__Exercise requirements__
Gather up all lines that carry the word "this".

__Entries__

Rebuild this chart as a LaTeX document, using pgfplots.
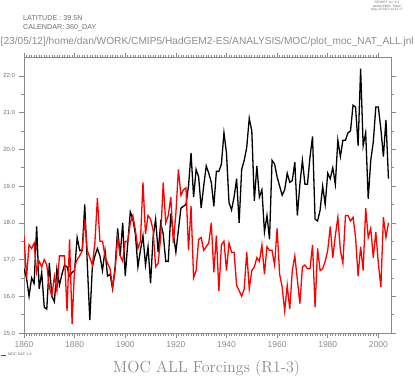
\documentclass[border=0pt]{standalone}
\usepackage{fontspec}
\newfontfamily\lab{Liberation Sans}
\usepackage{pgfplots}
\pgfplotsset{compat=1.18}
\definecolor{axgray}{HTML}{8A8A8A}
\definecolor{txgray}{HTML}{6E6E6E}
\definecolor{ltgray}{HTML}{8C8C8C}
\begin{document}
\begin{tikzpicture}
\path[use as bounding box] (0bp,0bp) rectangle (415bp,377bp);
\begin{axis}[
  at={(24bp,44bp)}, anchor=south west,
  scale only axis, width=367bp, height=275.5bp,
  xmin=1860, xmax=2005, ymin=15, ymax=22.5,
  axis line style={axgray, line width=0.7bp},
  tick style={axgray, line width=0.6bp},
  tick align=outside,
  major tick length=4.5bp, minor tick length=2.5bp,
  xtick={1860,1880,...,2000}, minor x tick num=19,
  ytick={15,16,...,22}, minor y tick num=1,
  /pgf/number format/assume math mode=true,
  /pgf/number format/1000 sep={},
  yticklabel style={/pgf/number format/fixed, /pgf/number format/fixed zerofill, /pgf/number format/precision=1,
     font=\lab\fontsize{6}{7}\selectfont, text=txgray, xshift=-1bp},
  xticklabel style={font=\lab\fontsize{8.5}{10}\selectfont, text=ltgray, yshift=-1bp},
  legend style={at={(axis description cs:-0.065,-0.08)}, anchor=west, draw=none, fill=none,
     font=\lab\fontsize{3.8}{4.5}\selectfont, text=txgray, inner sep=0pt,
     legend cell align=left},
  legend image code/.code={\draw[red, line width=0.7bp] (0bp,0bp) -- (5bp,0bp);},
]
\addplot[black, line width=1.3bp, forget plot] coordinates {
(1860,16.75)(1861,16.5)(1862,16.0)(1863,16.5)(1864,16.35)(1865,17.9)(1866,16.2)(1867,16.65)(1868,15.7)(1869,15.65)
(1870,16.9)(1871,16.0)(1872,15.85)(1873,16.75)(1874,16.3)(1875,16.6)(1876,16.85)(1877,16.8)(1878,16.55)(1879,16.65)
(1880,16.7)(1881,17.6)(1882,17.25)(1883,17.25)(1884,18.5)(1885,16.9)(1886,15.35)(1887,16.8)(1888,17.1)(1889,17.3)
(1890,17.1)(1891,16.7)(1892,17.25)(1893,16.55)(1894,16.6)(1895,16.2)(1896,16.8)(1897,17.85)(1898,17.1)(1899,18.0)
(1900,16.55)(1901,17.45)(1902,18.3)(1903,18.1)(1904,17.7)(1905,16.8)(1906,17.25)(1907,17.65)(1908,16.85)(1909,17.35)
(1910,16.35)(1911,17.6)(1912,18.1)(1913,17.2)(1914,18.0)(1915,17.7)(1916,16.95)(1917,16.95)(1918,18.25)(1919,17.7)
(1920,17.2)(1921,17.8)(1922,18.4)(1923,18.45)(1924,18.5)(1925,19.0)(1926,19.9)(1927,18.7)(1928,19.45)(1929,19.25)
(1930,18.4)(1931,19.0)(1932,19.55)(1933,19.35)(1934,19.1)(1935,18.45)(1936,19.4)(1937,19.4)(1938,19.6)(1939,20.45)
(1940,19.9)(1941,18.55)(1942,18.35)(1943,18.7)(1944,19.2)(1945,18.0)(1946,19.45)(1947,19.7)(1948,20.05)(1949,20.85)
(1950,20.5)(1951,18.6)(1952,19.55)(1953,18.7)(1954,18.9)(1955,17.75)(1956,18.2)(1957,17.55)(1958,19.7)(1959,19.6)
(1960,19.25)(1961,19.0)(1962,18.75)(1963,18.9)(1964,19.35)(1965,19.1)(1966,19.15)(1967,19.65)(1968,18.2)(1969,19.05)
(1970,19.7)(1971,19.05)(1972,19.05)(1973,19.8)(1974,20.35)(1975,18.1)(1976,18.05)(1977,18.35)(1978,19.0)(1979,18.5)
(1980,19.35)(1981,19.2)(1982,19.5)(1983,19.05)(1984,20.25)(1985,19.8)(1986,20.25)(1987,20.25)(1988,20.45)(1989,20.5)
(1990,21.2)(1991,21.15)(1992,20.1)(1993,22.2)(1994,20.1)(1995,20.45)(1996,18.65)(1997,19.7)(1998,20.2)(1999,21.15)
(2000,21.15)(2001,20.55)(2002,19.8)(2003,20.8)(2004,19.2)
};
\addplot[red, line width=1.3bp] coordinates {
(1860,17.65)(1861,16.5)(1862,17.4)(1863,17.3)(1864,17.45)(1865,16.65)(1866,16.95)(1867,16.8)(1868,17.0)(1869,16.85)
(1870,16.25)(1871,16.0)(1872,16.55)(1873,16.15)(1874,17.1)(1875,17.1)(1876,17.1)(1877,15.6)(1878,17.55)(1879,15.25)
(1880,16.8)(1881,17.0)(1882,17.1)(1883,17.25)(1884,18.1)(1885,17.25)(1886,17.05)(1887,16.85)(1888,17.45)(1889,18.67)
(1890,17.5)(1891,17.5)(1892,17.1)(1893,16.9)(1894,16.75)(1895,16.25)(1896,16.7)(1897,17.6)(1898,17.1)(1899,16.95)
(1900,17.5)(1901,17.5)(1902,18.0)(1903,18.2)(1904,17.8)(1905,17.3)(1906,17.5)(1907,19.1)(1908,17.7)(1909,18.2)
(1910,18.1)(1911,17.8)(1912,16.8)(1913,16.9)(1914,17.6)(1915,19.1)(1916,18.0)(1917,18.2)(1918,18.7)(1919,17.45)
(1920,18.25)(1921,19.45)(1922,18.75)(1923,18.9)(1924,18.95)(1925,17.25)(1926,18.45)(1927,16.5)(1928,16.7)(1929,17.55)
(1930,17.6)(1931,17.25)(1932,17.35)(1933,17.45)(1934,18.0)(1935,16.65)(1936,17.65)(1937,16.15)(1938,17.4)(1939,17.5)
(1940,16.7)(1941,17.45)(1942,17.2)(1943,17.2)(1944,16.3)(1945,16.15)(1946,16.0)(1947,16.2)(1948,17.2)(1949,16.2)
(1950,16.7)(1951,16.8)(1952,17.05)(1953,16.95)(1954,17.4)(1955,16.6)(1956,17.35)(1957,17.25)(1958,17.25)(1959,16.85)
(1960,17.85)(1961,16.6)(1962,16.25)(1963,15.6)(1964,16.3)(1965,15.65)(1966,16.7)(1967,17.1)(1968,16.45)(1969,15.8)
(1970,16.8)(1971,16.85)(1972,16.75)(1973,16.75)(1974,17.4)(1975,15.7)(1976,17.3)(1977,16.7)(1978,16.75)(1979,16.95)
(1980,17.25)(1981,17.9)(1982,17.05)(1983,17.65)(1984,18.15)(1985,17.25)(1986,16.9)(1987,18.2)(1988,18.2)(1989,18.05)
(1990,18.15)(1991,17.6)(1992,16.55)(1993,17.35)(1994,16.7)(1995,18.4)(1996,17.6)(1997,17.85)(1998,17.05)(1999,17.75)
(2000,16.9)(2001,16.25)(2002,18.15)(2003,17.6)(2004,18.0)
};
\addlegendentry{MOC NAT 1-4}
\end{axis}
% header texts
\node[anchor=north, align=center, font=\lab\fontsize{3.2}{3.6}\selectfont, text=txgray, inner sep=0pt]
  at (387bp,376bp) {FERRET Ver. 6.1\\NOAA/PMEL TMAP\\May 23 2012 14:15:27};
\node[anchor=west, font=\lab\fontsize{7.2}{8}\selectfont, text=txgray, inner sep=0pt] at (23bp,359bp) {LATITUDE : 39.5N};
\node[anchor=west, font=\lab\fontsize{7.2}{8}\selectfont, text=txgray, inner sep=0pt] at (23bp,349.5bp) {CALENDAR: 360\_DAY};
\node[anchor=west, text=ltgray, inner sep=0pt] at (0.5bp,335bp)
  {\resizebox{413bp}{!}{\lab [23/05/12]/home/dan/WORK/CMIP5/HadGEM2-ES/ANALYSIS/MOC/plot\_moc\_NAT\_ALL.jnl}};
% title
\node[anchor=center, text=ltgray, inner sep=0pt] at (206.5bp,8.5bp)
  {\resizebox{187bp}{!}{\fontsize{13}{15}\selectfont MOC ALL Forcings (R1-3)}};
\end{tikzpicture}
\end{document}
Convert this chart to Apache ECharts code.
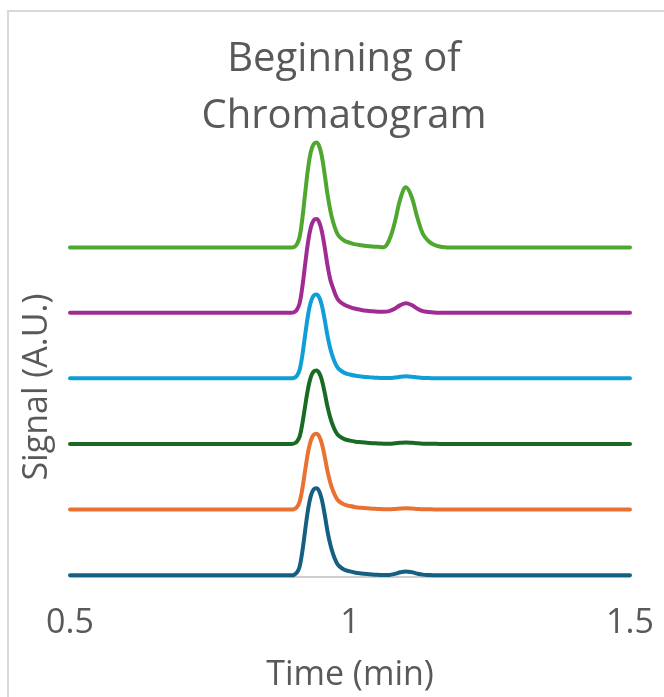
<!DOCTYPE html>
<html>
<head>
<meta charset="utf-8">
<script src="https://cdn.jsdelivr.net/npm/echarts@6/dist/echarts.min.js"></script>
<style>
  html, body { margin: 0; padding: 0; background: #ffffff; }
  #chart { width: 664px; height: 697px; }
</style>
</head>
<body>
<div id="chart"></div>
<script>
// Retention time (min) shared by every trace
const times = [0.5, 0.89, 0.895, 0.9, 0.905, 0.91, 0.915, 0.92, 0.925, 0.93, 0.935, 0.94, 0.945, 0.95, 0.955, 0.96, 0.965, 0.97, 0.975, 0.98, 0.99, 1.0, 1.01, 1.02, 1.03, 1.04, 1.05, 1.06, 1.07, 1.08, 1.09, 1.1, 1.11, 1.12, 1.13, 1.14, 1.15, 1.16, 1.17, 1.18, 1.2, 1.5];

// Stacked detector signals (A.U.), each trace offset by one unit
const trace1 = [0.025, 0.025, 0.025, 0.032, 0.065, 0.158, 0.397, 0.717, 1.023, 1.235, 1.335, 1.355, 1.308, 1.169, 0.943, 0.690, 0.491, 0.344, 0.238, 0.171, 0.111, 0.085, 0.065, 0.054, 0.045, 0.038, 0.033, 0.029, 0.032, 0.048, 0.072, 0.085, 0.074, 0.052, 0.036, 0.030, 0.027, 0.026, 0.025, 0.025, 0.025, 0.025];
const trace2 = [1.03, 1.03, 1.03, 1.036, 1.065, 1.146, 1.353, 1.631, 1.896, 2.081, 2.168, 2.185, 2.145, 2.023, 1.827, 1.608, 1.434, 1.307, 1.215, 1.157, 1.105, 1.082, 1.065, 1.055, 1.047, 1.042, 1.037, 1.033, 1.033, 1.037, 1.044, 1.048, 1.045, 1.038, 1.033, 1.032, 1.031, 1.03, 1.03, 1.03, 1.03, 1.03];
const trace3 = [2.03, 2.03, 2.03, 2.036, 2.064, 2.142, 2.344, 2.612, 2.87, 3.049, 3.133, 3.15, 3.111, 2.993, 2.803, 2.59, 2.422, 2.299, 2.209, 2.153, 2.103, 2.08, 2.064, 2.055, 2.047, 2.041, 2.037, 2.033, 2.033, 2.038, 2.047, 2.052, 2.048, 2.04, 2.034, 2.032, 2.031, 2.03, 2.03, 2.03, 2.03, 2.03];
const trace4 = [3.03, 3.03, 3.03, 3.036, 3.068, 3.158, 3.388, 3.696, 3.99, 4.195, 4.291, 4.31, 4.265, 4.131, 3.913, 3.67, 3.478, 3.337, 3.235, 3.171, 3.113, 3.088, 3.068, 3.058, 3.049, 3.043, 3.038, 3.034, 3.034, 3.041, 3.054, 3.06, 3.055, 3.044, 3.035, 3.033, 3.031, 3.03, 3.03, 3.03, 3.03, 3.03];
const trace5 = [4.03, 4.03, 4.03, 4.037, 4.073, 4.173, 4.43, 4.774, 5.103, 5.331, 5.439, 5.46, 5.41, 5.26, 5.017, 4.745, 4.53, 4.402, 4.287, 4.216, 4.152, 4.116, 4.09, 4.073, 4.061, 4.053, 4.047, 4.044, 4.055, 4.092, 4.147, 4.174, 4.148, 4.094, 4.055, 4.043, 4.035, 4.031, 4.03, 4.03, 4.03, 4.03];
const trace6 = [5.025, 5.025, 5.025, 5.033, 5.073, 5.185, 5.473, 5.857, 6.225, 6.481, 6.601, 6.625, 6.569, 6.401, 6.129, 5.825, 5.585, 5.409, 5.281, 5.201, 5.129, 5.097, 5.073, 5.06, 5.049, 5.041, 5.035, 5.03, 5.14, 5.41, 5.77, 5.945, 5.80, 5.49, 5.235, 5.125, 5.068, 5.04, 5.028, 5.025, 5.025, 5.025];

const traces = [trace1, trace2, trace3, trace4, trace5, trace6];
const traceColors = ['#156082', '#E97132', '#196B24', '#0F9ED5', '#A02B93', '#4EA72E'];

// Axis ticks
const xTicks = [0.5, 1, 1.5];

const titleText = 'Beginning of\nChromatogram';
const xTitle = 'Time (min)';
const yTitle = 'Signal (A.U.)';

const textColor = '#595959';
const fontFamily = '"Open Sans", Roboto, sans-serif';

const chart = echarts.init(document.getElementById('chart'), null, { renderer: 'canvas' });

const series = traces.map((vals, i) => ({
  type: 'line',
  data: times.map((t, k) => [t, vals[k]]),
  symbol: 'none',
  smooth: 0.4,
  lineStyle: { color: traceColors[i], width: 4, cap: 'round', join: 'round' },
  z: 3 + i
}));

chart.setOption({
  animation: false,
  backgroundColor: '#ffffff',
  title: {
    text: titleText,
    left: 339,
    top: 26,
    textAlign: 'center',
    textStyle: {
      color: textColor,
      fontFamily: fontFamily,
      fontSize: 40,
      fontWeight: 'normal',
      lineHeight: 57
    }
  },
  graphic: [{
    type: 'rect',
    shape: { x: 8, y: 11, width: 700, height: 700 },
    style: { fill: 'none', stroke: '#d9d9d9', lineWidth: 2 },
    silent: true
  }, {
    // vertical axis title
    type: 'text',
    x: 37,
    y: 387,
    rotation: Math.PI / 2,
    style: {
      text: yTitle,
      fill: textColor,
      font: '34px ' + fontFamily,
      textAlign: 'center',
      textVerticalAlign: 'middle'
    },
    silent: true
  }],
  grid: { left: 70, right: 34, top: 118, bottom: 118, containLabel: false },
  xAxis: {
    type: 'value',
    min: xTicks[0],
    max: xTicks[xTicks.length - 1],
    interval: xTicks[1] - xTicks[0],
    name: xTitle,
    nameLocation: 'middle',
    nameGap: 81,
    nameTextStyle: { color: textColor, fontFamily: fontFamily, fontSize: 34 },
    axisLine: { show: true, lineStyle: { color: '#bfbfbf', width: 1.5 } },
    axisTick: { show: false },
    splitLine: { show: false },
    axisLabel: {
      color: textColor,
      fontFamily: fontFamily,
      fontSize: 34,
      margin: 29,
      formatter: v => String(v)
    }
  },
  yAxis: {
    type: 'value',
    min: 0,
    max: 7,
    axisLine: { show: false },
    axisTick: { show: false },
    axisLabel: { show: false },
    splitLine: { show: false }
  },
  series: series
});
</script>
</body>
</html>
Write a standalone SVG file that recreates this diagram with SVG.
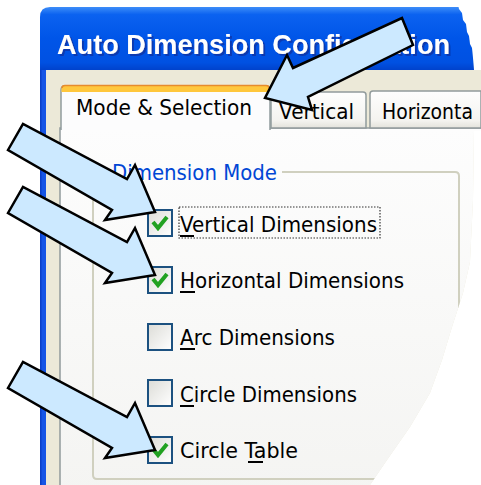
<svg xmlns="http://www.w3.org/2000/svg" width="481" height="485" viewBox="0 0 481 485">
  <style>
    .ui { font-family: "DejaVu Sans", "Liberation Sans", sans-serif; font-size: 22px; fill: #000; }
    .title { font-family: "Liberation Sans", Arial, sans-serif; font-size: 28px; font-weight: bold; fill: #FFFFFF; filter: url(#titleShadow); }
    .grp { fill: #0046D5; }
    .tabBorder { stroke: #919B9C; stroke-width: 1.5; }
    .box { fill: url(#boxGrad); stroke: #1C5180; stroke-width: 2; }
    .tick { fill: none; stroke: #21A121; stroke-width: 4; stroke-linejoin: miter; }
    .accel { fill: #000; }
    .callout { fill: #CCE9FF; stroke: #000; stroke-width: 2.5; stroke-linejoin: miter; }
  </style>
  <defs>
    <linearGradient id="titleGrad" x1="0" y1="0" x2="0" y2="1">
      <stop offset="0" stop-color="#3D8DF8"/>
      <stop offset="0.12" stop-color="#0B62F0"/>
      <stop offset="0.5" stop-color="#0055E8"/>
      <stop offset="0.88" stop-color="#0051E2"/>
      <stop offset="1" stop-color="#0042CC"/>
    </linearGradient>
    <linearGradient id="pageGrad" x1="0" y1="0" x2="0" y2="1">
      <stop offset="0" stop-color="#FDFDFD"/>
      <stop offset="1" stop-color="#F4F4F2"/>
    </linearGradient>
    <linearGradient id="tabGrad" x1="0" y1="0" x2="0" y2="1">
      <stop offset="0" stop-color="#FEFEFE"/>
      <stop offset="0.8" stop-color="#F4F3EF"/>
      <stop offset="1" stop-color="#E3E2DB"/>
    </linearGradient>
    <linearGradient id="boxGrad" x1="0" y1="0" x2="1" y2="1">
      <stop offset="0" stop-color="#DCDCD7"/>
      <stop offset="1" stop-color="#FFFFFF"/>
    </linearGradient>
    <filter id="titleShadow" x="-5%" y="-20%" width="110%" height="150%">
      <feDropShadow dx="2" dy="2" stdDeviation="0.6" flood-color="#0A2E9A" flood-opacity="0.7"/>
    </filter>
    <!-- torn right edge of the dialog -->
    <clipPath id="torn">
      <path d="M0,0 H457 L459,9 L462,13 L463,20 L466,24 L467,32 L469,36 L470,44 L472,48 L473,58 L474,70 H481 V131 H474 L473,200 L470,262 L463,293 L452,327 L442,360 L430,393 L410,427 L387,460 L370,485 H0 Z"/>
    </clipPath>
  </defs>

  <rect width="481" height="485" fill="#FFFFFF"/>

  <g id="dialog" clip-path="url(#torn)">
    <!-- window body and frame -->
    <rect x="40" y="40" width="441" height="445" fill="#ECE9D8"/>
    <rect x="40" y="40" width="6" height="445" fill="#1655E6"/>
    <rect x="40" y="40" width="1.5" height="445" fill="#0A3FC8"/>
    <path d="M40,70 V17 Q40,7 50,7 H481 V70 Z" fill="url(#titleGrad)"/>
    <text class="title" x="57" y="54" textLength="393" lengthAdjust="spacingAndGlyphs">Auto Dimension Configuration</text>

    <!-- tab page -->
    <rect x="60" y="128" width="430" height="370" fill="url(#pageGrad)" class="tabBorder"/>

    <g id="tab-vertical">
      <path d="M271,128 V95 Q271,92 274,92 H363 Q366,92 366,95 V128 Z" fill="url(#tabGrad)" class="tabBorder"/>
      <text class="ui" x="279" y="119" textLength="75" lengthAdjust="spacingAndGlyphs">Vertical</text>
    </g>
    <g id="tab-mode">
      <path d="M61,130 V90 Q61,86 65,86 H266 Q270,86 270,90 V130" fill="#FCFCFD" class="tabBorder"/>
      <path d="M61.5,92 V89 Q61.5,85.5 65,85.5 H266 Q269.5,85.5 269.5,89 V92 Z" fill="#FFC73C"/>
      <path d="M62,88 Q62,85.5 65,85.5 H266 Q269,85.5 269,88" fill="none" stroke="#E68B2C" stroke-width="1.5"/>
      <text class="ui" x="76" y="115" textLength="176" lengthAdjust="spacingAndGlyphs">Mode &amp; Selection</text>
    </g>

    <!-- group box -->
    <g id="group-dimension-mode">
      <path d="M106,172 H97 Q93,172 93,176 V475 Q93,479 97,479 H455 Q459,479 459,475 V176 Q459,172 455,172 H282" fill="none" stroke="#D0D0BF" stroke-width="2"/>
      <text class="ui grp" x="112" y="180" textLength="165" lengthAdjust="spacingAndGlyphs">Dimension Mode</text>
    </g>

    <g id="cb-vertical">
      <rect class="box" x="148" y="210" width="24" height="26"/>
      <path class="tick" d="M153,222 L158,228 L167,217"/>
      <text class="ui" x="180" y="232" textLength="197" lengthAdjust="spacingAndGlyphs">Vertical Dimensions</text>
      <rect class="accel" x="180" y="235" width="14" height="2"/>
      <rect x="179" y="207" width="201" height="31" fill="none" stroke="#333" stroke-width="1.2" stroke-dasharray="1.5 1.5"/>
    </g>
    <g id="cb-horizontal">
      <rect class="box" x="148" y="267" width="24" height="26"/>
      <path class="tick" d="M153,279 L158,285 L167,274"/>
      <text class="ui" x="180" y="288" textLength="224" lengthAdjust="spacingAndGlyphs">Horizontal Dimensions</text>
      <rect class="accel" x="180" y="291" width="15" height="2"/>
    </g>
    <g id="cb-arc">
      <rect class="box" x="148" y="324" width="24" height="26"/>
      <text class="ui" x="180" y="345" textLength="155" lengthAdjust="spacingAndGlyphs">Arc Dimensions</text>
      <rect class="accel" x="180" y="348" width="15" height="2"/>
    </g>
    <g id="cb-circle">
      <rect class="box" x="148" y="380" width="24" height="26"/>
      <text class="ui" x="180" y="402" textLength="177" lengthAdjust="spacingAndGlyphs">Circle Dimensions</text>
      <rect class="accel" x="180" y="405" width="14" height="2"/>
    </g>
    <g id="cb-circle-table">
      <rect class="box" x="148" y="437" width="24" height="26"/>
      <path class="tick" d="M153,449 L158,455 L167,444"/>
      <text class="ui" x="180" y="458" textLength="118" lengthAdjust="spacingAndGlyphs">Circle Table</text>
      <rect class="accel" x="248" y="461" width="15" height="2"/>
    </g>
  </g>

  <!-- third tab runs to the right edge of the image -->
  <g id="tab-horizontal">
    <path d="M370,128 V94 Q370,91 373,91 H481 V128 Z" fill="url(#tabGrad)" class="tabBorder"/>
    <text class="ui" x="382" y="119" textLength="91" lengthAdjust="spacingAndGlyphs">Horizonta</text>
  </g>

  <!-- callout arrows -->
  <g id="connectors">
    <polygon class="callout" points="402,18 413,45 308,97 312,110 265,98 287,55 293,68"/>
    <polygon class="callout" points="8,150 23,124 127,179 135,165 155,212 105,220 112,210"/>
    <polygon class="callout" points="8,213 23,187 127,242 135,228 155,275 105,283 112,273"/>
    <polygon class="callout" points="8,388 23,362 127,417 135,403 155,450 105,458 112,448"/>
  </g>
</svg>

__Exercise response__
Rebuild this chart as a LaTeX document, using pgfplots.
Convert this chart to Apache ECharts code.
Write a standalone SVG file that recreates this diagram with SVG.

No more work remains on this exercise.